* Exercise *
Write out the listing below exactly, and omit any images you find in it.

^^^^^^^^^^^^^^^^

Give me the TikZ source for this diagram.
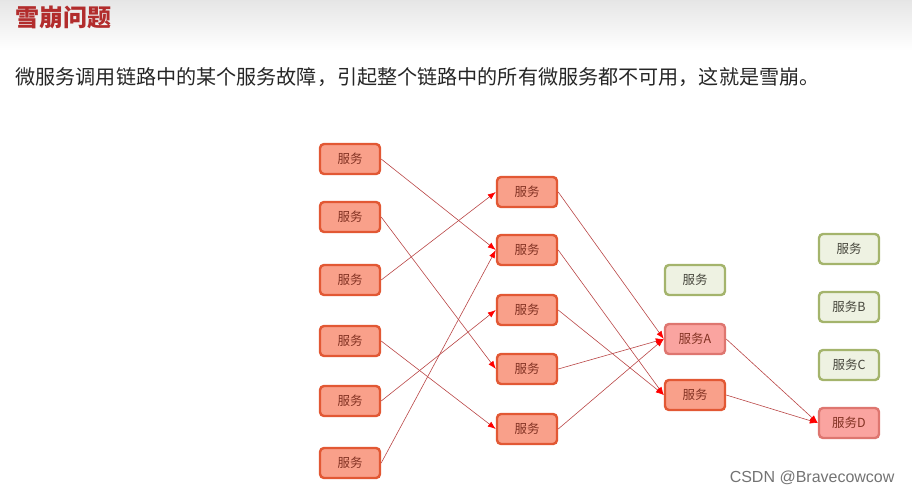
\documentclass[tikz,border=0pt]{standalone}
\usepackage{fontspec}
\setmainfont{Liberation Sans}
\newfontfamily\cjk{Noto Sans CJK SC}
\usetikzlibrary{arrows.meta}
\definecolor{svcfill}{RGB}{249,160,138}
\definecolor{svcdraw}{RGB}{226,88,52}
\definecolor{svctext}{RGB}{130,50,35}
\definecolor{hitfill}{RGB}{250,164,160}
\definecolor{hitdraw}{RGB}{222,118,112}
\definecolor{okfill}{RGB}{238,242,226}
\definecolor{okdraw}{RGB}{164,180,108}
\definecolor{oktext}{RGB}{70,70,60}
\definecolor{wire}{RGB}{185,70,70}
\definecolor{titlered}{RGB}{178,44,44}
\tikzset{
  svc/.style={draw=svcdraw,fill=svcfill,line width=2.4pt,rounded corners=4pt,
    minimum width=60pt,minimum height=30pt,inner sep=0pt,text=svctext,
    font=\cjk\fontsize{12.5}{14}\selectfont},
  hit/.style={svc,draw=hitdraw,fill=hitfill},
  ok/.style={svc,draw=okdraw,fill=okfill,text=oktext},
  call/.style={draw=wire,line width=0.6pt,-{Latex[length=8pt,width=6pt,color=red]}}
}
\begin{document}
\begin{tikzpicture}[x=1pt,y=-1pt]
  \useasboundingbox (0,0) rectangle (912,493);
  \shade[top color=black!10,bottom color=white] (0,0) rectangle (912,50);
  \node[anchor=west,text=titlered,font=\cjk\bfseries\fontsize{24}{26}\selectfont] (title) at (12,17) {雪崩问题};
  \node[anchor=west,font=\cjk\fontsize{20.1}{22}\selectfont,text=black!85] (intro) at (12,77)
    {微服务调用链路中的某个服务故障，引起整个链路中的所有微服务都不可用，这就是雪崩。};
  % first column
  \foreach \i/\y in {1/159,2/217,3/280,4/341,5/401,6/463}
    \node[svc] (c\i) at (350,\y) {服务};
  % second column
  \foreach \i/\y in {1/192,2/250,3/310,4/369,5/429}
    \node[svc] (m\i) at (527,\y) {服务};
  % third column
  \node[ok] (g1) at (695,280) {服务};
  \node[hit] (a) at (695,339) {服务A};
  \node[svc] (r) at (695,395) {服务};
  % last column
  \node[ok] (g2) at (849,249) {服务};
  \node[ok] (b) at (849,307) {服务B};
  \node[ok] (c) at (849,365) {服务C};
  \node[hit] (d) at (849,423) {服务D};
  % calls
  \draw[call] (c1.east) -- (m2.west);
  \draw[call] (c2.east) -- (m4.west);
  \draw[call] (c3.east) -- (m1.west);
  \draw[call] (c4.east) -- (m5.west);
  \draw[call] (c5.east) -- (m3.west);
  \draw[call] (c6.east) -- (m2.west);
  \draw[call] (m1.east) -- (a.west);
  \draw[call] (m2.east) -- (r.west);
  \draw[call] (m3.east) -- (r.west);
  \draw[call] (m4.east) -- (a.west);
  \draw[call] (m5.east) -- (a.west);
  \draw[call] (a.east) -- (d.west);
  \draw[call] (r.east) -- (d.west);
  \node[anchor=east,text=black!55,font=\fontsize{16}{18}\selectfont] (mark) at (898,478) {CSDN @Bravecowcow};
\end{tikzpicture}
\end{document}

^^^^^^^^^^^^^^^^

* Written response *
Give me the TikZ source for this diagram.
\documentclass[tikz,border=0pt]{standalone}
\usepackage{fontspec}
\setmainfont{Liberation Sans}
\newfontfamily\cjk{Noto Sans CJK SC}
\usetikzlibrary{arrows.meta}
\definecolor{svcfill}{RGB}{249,160,138}
\definecolor{svcdraw}{RGB}{226,88,52}
\definecolor{svctext}{RGB}{130,50,35}
\definecolor{hitfill}{RGB}{250,164,160}
\definecolor{hitdraw}{RGB}{222,118,112}
\definecolor{okfill}{RGB}{238,242,226}
\definecolor{okdraw}{RGB}{164,180,108}
\definecolor{oktext}{RGB}{70,70,60}
\definecolor{wire}{RGB}{185,70,70}
\definecolor{titlered}{RGB}{178,44,44}
\tikzset{
  svc/.style={draw=svcdraw,fill=svcfill,line width=2.4pt,rounded corners=4pt,
    minimum width=60pt,minimum height=30pt,inner sep=0pt,text=svctext,
    font=\cjk\fontsize{12.5}{14}\selectfont},
  hit/.style={svc,draw=hitdraw,fill=hitfill},
  ok/.style={svc,draw=okdraw,fill=okfill,text=oktext},
  call/.style={draw=wire,line width=0.6pt,-{Latex[length=8pt,width=6pt,color=red]}}
}
\begin{document}
\begin{tikzpicture}[x=1pt,y=-1pt]
  \useasboundingbox (0,0) rectangle (912,493);
  \shade[top color=black!10,bottom color=white] (0,0) rectangle (912,50);
  \node[anchor=west,text=titlered,font=\cjk\bfseries\fontsize{24}{26}\selectfont] (title) at (12,17) {雪崩问题};
  \node[anchor=west,font=\cjk\fontsize{20.1}{22}\selectfont,text=black!85] (intro) at (12,77)
    {微服务调用链路中的某个服务故障，引起整个链路中的所有微服务都不可用，这就是雪崩。};
  % first column
  \foreach \i/\y in {1/159,2/217,3/280,4/341,5/401,6/463}
    \node[svc] (c\i) at (350,\y) {服务};
  % second column
  \foreach \i/\y in {1/192,2/250,3/310,4/369,5/429}
    \node[svc] (m\i) at (527,\y) {服务};
  % third column
  \node[ok] (g1) at (695,280) {服务};
  \node[hit] (a) at (695,339) {服务A};
  \node[svc] (r) at (695,395) {服务};
  % last column
  \node[ok] (g2) at (849,249) {服务};
  \node[ok] (b) at (849,307) {服务B};
  \node[ok] (c) at (849,365) {服务C};
  \node[hit] (d) at (849,423) {服务D};
  % calls
  \draw[call] (c1.east) -- (m2.west);
  \draw[call] (c2.east) -- (m4.west);
  \draw[call] (c3.east) -- (m1.west);
  \draw[call] (c4.east) -- (m5.west);
  \draw[call] (c5.east) -- (m3.west);
  \draw[call] (c6.east) -- (m2.west);
  \draw[call] (m1.east) -- (a.west);
  \draw[call] (m2.east) -- (r.west);
  \draw[call] (m3.east) -- (r.west);
  \draw[call] (m4.east) -- (a.west);
  \draw[call] (m5.east) -- (a.west);
  \draw[call] (a.east) -- (d.west);
  \draw[call] (r.east) -- (d.west);
  \node[anchor=east,text=black!55,font=\fontsize{16}{18}\selectfont] (mark) at (898,478) {CSDN @Bravecowcow};
\end{tikzpicture}
\end{document}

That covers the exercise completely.